INDIANAPOLIS — July will end with quite a show as two meteor showers peak starting Monday evening and they should be visible across much of Indiana, as long as the skies cooperate.
The Delta Aquariids and the Alpha Capricornids will produce 20 to 25 visible meteors per hours, as long as the clouds don't interfere, according to Accuweather.
If you live in an area without a lot of light pollution, you should have optimal viewing conditions as the skies should stay mainly clear through the overnight hours.
If you miss the show Monday night, don't fret, the meteors should remain visible through the first few days of August.
The Delta Aquariid meteor shower puts on one long summer show in July and August, but it will peak at the end of July through late-August.
The meter shower began July 12 and is active until August 23.
Expect to see about 20 meteors per hour during the peak, traveling at 25 miles per second.
The Delta Aquariid meteors are more faint than others, and they're more apparent in the Southern Hemisphere, according to NASA . But you can still see them in the Northern Hemisphere's southern latitudes.

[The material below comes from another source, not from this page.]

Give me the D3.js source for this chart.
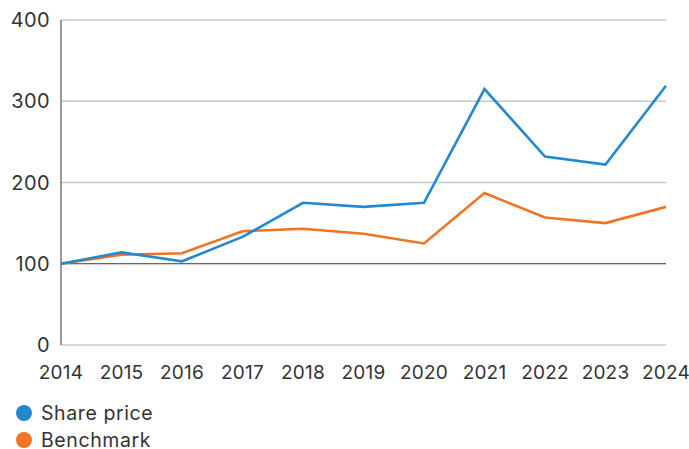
<!DOCTYPE html>
<html>
<head>
<meta charset="utf-8">
<script src="https://cdn.jsdelivr.net/npm/d3@7"></script>
<style>
  body { margin: 0; background: #fff; }
  svg { display: block; font-family: Inter, "Open Sans", sans-serif; }
</style>
</head>
<body>
<svg id="chart" width="689" height="449"></svg>
<script>
const years = [2014, 2015, 2016, 2017, 2018, 2019, 2020, 2021, 2022, 2023, 2024];
const sharePrice = [100, 114, 103, 133, 175, 170, 175, 315, 232, 222, 319];
const benchmark = [100, 111, 113, 140, 143, 137, 125, 187, 157, 150, 170];
const yTicks = [0, 100, 200, 300, 400];
const seriesNames = ['Share price', 'Benchmark'];
const seriesColors = ['#2389cf', '#ef7524'];

const svg = d3.select('#chart');
const margin = { top: 20, right: 23, bottom: 104, left: 61 };
const width = 689 - margin.left - margin.right;
const height = 449 - margin.top - margin.bottom;

const g = svg.append('g').attr('transform', `translate(${margin.left},${margin.top})`);

const x = d3.scalePoint().domain(years).range([0, width]);
const y = d3.scaleLinear().domain([0, 400]).range([height, 0]);

// gridlines
g.selectAll('.grid')
    .data(yTicks)
    .enter()
    .append('line')
    .attr('x1', 0)
    .attr('x2', width)
    .attr('y1', d => y(d))
    .attr('y2', d => y(d))
    .style('stroke', d => d === 100 ? '#333' : '#c8c8c8')
    .style('stroke-width', d => d === 100 ? 1.2 : 1.5);

// left axis line
g.append('line')
    .attr('x1', 0).attr('x2', 0)
    .attr('y1', y(400)).attr('y2', y(0))
    .style('stroke', '#777')
    .style('stroke-width', 1.5);

// y labels
g.selectAll('.ylab')
    .data(yTicks)
    .enter()
    .append('text')
    .attr('x', -11)
    .attr('y', d => y(d))
    .attr('dy', '0.36em')
    .attr('text-anchor', 'end')
    .style('font-size', '20px')
    .style('letter-spacing', '0.4px')
    .style('fill', '#333')
    .text(d => d);

// x labels
g.selectAll('.xlab')
    .data(years)
    .enter()
    .append('text')
    .attr('x', d => x(d))
    .attr('y', height + 34)
    .attr('text-anchor', 'middle')
    .style('font-size', '19px')
    .style('letter-spacing', '0.2px')
    .style('fill', '#333')
    .text(d => d);

// lines
const line = d3.line()
    .x((d, i) => x(years[i]))
    .y(d => y(d));

[benchmark, sharePrice].forEach((s, k) => {
    g.append('path')
        .datum(s)
        .attr('d', line)
        .style('fill', 'none')
        .style('stroke', k === 0 ? seriesColors[1] : seriesColors[0])
        .style('stroke-width', 2.6)
        .style('stroke-linejoin', 'miter');
});

// legend
const legend = svg.append('g').attr('transform', 'translate(24,413)');
seriesNames.forEach((name, i) => {
    const row = legend.append('g').attr('transform', `translate(0,${i * 27})`);
    row.append('circle').attr('r', 8).style('fill', seriesColors[i]);
    row.append('text')
        .attr('x', 17)
        .attr('dy', '0.34em')
        .style('font-size', '19.5px')
        .style('letter-spacing', '0.6px')
        .style('fill', '#333')
        .text(name);
});
</script>
</body>
</html>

Some of the Delta Aquariid meteors leave glowing gas trails that linger for a few seconds after they burn up in Earth's upper atmosphere.
If you miss your chance now, the Delta Aquariids will also be visible as they overlap with another meteor shower in August, the Perseids.
The Alpha Capricornids started around mid-July and will continue through the first part of August. According to the American meteor society, the Alpha Capricornids are not very strong and rarely produce more than five meteors per hour, although it is seen equally well on either side of the equator. Paired with the Delta Aquariid this week, those few meteors should help light up parts of the sky.